- YOUR GOAL: Write out the listing below in full and exactly, leaving out every picture.

..............................

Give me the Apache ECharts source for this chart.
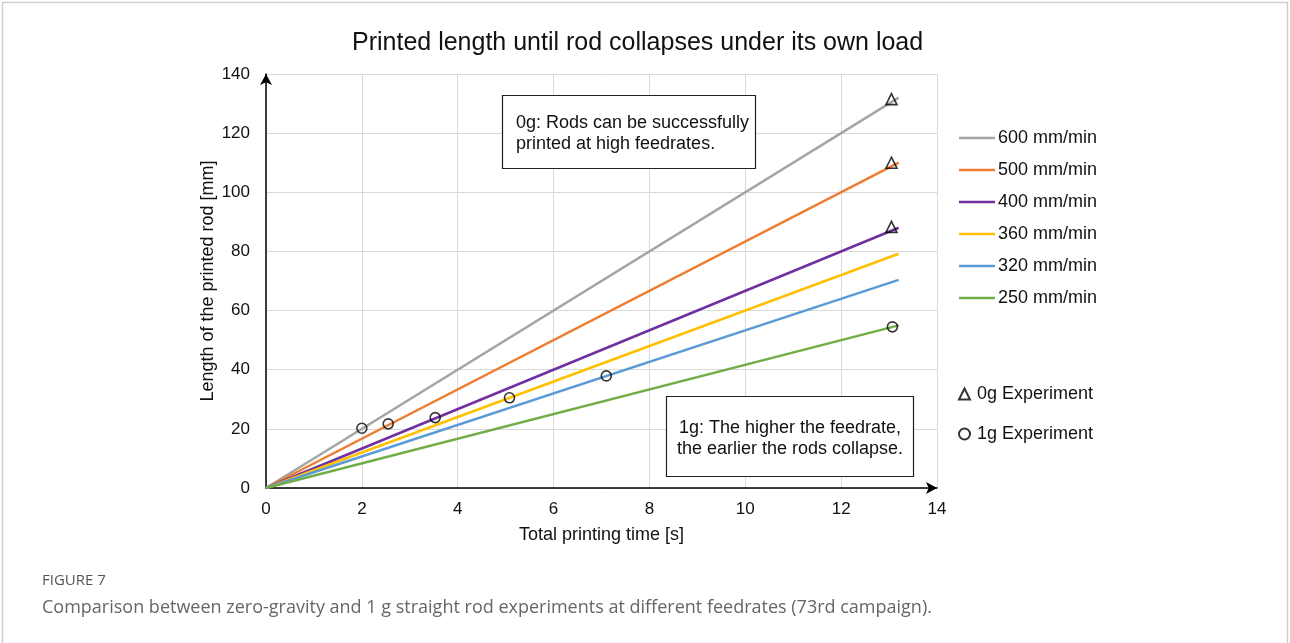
<!DOCTYPE html>
<html>
<head>
<meta charset="utf-8">
<script src="https://cdn.jsdelivr.net/npm/echarts@6/dist/echarts.min.js"></script>
<style>
  html, body { margin: 0; padding: 0; background: #fff; }
  #chart { width: 1290px; height: 643px; }
</style>
</head>
<body>
<div id="chart"></div>
<script>
// feedrate lines (model: length grows linearly with printing time)
const speedNames = ['600 mm/min', '500 mm/min', '400 mm/min', '360 mm/min', '320 mm/min', '250 mm/min']
const speedColors = ['#a5a5a5', '#ed7d31', '#7030a0', '#ffc000', '#5b9bd5', '#70ad47']
const lineEndTime = 13.2
const lineEndLength = [132, 110, 88, 79.2, 70.4, 55]

// experiment points [time s, length mm]
const zeroGPoints = [[13.05, 131.5], [13.05, 110], [13.05, 88.3]]
const oneGPoints = [[2.0, 20.2], [2.55, 21.7], [3.53, 23.8], [5.08, 30.5], [7.1, 37.9], [13.07, 54.5]]

const xTicks = { min: 0, max: 14, interval: 2 }
const yTicks = { min: 0, max: 140, interval: 20 }

const font = '"Liberation Sans", Arial, sans-serif'

const chart = echarts.init(document.getElementById('chart'))

const lineSeries = speedNames.map((name, i) => ({
  name: name,
  type: 'line',
  symbol: 'none',
  z: 2,
  lineStyle: { color: speedColors[i], width: 2.5 },
  itemStyle: { color: speedColors[i] },
  data: [[0, 0], [lineEndTime, lineEndLength[i]]]
}))

const option = {
  backgroundColor: '#fff',
  animation: false,
  title: {
    text: 'Printed length until rod collapses under its own load',
    left: 352,
    top: 31,
    padding: 0,
    textStyle: { fontFamily: font, fontSize: 25, fontWeight: 'normal', color: '#111' }
  },
  grid: {
    left: 266,
    right: 353,
    top: 74,
    bottom: 155,
    containLabel: false,
    outerBoundsMode: 'none'
  },
  legend: [
    {
      data: speedNames.map(n => ({ name: n, icon: 'rect' })),
      orient: 'vertical',
      left: 954,
      top: 124,
      itemWidth: 36,
      itemHeight: 2.5,
      itemGap: 14,
      textStyle: { fontFamily: font, fontSize: 18, color: '#111', lineHeight: 18, padding: [0, 0, 0, -2] }
    },
    {
      data: ['0g Experiment', '1g Experiment'],
      orient: 'vertical',
      left: 953,
      top: 380,
      itemWidth: 11,
      itemHeight: 11,
      itemGap: 22,
      textStyle: { fontFamily: font, fontSize: 18, color: '#111', lineHeight: 18, padding: [0, 0, 0, 2] }
    }
  ],
  xAxis: {
    type: 'value',
    min: xTicks.min,
    max: xTicks.max,
    interval: xTicks.interval,
    name: 'Total printing time [s]',
    nameLocation: 'middle',
    nameGap: 38,
    nameMoveOverlap: false,
    nameTextStyle: { fontFamily: font, fontSize: 18, color: '#111' },
    axisLine: {
      show: true,
      symbol: ['none', 'arrow'],
      symbolSize: [9, 11],
      lineStyle: { color: '#000', width: 1.5 }
    },
    axisTick: { show: false },
    axisLabel: { fontFamily: font, fontSize: 17, color: '#111', margin: 13 },
    splitLine: { show: true, lineStyle: { color: '#d9d9d9', width: 1 } }
  },
  yAxis: {
    type: 'value',
    min: yTicks.min,
    max: yTicks.max,
    interval: yTicks.interval,
    name: 'Length of the printed rod [mm]',
    nameLocation: 'middle',
    nameGap: 49,
    nameMoveOverlap: false,
    nameTextStyle: { fontFamily: font, fontSize: 18, color: '#111' },
    axisLine: {
      show: true,
      symbol: ['none', 'arrow'],
      symbolSize: [9, 11],
      lineStyle: { color: '#000', width: 1.5 }
    },
    axisTick: { show: false },
    axisLabel: { fontFamily: font, fontSize: 17, color: '#111', margin: 16 },
    splitLine: { show: true, lineStyle: { color: '#d9d9d9', width: 1 } }
  },
  series: lineSeries.concat([
    {
      name: '0g Experiment',
      type: 'scatter',
      symbol: 'triangle',
      symbolSize: 11,
      z: 5,
      itemStyle: { color: 'rgba(0,0,0,0)', borderColor: '#000', borderWidth: 1.6 },
      data: zeroGPoints
    },
    {
      name: '1g Experiment',
      type: 'scatter',
      symbol: 'circle',
      symbolSize: 10,
      z: 5,
      itemStyle: { color: 'rgba(0,0,0,0)', borderColor: '#000', borderWidth: 1.6 },
      data: oneGPoints
    }
  ]),
  graphic: [
    // page frame
    {
      type: 'rect',
      shape: { x: 2.5, y: 2.5, width: 1285, height: 700 },
      style: { fill: 'none', stroke: '#cfcfcf', lineWidth: 1.5 },
      silent: true
    },
    // 0g note
    {
      type: 'rect',
      shape: { x: 502.5, y: 95.5, width: 253, height: 73 },
      style: { fill: '#fff', stroke: '#222', lineWidth: 1.2 },
      z: 10
    },
    {
      type: 'text',
      x: 516,
      y: 133.5,
      z: 11,
      style: {
        text: '0g: Rods can be successfully\nprinted at high feedrates.',
        font: '18px ' + font,
        fill: '#111',
        lineHeight: 21.5,
        verticalAlign: 'middle',
        textAlign: 'left'
      }
    },
    // 1g note
    {
      type: 'rect',
      shape: { x: 666.5, y: 396.5, width: 247, height: 80 },
      style: { fill: '#fff', stroke: '#222', lineWidth: 1.2 },
      z: 10
    },
    {
      type: 'text',
      x: 790,
      y: 438.5,
      z: 11,
      style: {
        text: '1g: The higher the feedrate,\nthe earlier the rods collapse.',
        font: '18px ' + font,
        fill: '#111',
        lineHeight: 20.5,
        verticalAlign: 'middle',
        textAlign: 'center'
      }
    },
    // caption
    {
      type: 'text',
      x: 42,
      y: 581,
      style: {
        text: 'FIGURE 7',
        font: '15px "Open Sans", "Noto Sans", sans-serif',
        fill: '#555',
        verticalAlign: 'middle'
      }
    },
    {
      type: 'text',
      x: 42,
      y: 608,
      style: {
        text: 'Comparison between zero-gravity and 1 g straight rod experiments at different feedrates (73rd campaign).',
        font: '18px "Open Sans", "Noto Sans", sans-serif',
        fill: '#666',
        verticalAlign: 'middle'
      }
    }
  ]
}

chart.setOption(option)
</script>
</body>
</html>
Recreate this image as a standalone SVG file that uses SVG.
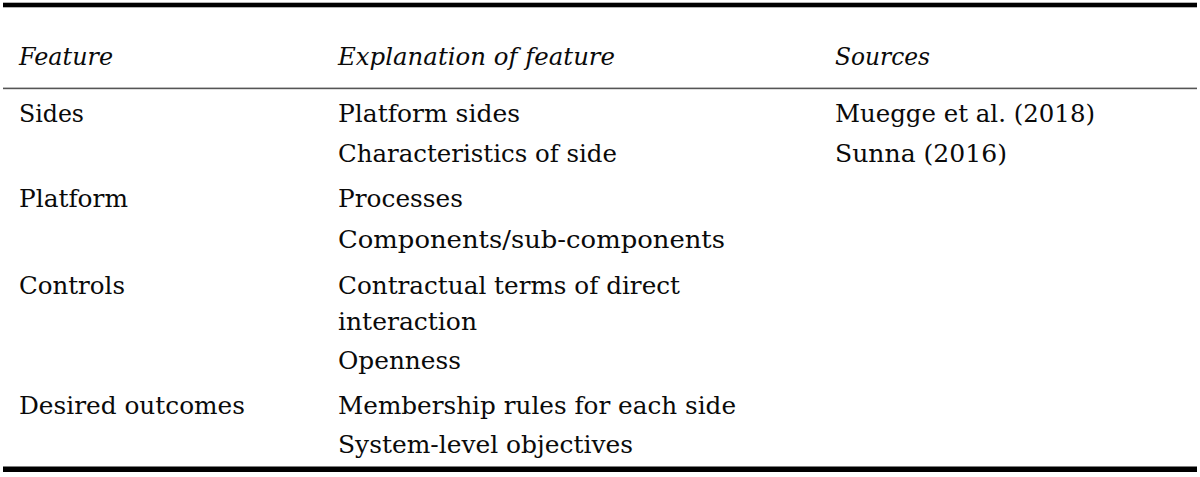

..............................

- RESPONSE FOR THIS EXERCISE:
Give me the Apache ECharts source for this chart.
<!DOCTYPE html>
<html>
<head>
<meta charset="utf-8">
<script src="https://cdn.jsdelivr.net/npm/echarts@6/dist/echarts.min.js"></script>
<style>
  html, body { margin: 0; padding: 0; background: #fff; }
  #chart { width: 1290px; height: 643px; }
</style>
</head>
<body>
<div id="chart"></div>
<script>
// feedrate lines (model: length grows linearly with printing time)
const speedNames = ['600 mm/min', '500 mm/min', '400 mm/min', '360 mm/min', '320 mm/min', '250 mm/min']
const speedColors = ['#a5a5a5', '#ed7d31', '#7030a0', '#ffc000', '#5b9bd5', '#70ad47']
const lineEndTime = 13.2
const lineEndLength = [132, 110, 88, 79.2, 70.4, 55]

// experiment points [time s, length mm]
const zeroGPoints = [[13.05, 131.5], [13.05, 110], [13.05, 88.3]]
const oneGPoints = [[2.0, 20.2], [2.55, 21.7], [3.53, 23.8], [5.08, 30.5], [7.1, 37.9], [13.07, 54.5]]

const xTicks = { min: 0, max: 14, interval: 2 }
const yTicks = { min: 0, max: 140, interval: 20 }

const font = '"Liberation Sans", Arial, sans-serif'

const chart = echarts.init(document.getElementById('chart'))

const lineSeries = speedNames.map((name, i) => ({
  name: name,
  type: 'line',
  symbol: 'none',
  z: 2,
  lineStyle: { color: speedColors[i], width: 2.5 },
  itemStyle: { color: speedColors[i] },
  data: [[0, 0], [lineEndTime, lineEndLength[i]]]
}))

const option = {
  backgroundColor: '#fff',
  animation: false,
  title: {
    text: 'Printed length until rod collapses under its own load',
    left: 352,
    top: 31,
    padding: 0,
    textStyle: { fontFamily: font, fontSize: 25, fontWeight: 'normal', color: '#111' }
  },
  grid: {
    left: 266,
    right: 353,
    top: 74,
    bottom: 155,
    containLabel: false,
    outerBoundsMode: 'none'
  },
  legend: [
    {
      data: speedNames.map(n => ({ name: n, icon: 'rect' })),
      orient: 'vertical',
      left: 954,
      top: 124,
      itemWidth: 36,
      itemHeight: 2.5,
      itemGap: 14,
      textStyle: { fontFamily: font, fontSize: 18, color: '#111', lineHeight: 18, padding: [0, 0, 0, -2] }
    },
    {
      data: ['0g Experiment', '1g Experiment'],
      orient: 'vertical',
      left: 953,
      top: 380,
      itemWidth: 11,
      itemHeight: 11,
      itemGap: 22,
      textStyle: { fontFamily: font, fontSize: 18, color: '#111', lineHeight: 18, padding: [0, 0, 0, 2] }
    }
  ],
  xAxis: {
    type: 'value',
    min: xTicks.min,
    max: xTicks.max,
    interval: xTicks.interval,
    name: 'Total printing time [s]',
    nameLocation: 'middle',
    nameGap: 38,
    nameMoveOverlap: false,
    nameTextStyle: { fontFamily: font, fontSize: 18, color: '#111' },
    axisLine: {
      show: true,
      symbol: ['none', 'arrow'],
      symbolSize: [9, 11],
      lineStyle: { color: '#000', width: 1.5 }
    },
    axisTick: { show: false },
    axisLabel: { fontFamily: font, fontSize: 17, color: '#111', margin: 13 },
    splitLine: { show: true, lineStyle: { color: '#d9d9d9', width: 1 } }
  },
  yAxis: {
    type: 'value',
    min: yTicks.min,
    max: yTicks.max,
    interval: yTicks.interval,
    name: 'Length of the printed rod [mm]',
    nameLocation: 'middle',
    nameGap: 49,
    nameMoveOverlap: false,
    nameTextStyle: { fontFamily: font, fontSize: 18, color: '#111' },
    axisLine: {
      show: true,
      symbol: ['none', 'arrow'],
      symbolSize: [9, 11],
      lineStyle: { color: '#000', width: 1.5 }
    },
    axisTick: { show: false },
    axisLabel: { fontFamily: font, fontSize: 17, color: '#111', margin: 16 },
    splitLine: { show: true, lineStyle: { color: '#d9d9d9', width: 1 } }
  },
  series: lineSeries.concat([
    {
      name: '0g Experiment',
      type: 'scatter',
      symbol: 'triangle',
      symbolSize: 11,
      z: 5,
      itemStyle: { color: 'rgba(0,0,0,0)', borderColor: '#000', borderWidth: 1.6 },
      data: zeroGPoints
    },
    {
      name: '1g Experiment',
      type: 'scatter',
      symbol: 'circle',
      symbolSize: 10,
      z: 5,
      itemStyle: { color: 'rgba(0,0,0,0)', borderColor: '#000', borderWidth: 1.6 },
      data: oneGPoints
    }
  ]),
  graphic: [
    // page frame
    {
      type: 'rect',
      shape: { x: 2.5, y: 2.5, width: 1285, height: 700 },
      style: { fill: 'none', stroke: '#cfcfcf', lineWidth: 1.5 },
      silent: true
    },
    // 0g note
    {
      type: 'rect',
      shape: { x: 502.5, y: 95.5, width: 253, height: 73 },
      style: { fill: '#fff', stroke: '#222', lineWidth: 1.2 },
      z: 10
    },
    {
      type: 'text',
      x: 516,
      y: 133.5,
      z: 11,
      style: {
        text: '0g: Rods can be successfully\nprinted at high feedrates.',
        font: '18px ' + font,
        fill: '#111',
        lineHeight: 21.5,
        verticalAlign: 'middle',
        textAlign: 'left'
      }
    },
    // 1g note
    {
      type: 'rect',
      shape: { x: 666.5, y: 396.5, width: 247, height: 80 },
      style: { fill: '#fff', stroke: '#222', lineWidth: 1.2 },
      z: 10
    },
    {
      type: 'text',
      x: 790,
      y: 438.5,
      z: 11,
      style: {
        text: '1g: The higher the feedrate,\nthe earlier the rods collapse.',
        font: '18px ' + font,
        fill: '#111',
        lineHeight: 20.5,
        verticalAlign: 'middle',
        textAlign: 'center'
      }
    },
    // caption
    {
      type: 'text',
      x: 42,
      y: 581,
      style: {
        text: 'FIGURE 7',
        font: '15px "Open Sans", "Noto Sans", sans-serif',
        fill: '#555',
        verticalAlign: 'middle'
      }
    },
    {
      type: 'text',
      x: 42,
      y: 608,
      style: {
        text: 'Comparison between zero-gravity and 1 g straight rod experiments at different feedrates (73rd campaign).',
        font: '18px "Open Sans", "Noto Sans", sans-serif',
        fill: '#666',
        verticalAlign: 'middle'
      }
    }
  ]
}

chart.setOption(option)
</script>
</body>
</html>
Recreate this image as a standalone SVG file that uses SVG.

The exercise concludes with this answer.